I used to be happy to say I was a ToS customer and would recommend them to people at every opportunity. I built this blog and a lot of my custom work and development around them. I even held out public optimism that TD would just let ToS keep doing it’s thing back when they bought them out. But so far, that was all misguided. And here I am at the crossroads.

I’m looking for another all-in-one broker to replace Think or Swim as my trading outfit. I’m seriously considering ending my code development and support for the ToS platform. If I can’t find a good stocks/options/futures broker that fits my needs, I may switch to Mirus, Amp or another futures introducing broker with low intraday margins and commissions and support for Ninja Trader. If I have to segregate my accounts, there are cheaper and more capable solutions out there. I have neglected Ninja development in place of ToS work, and it’s becoming clear going forward that this is a mistake.

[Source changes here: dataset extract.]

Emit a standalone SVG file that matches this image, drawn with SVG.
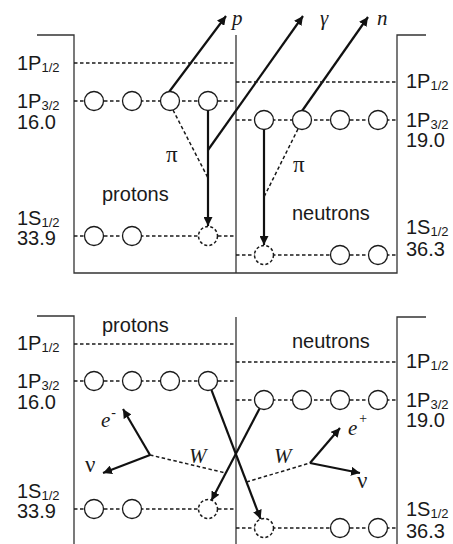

Anyway, that’s where I’m at. Just sad and disgusted that our incredible top-tier outfit has been rendered impotent and will languish until its demise. So far, MB Trading is looking like a good bet for a replacement. They even have an SDK for developers to work with their accounts. A lot of potential there. If anyone has experience using MB as a broker, please leave a comment and give me your opinion of their brokerage service.

I’m not burning down all the bridges with ToS yet. I guess some part of me still holds out some hope for a good outcome. It’s just looking less and less likely to arrive.

Alas poor ToS, I knew thee well.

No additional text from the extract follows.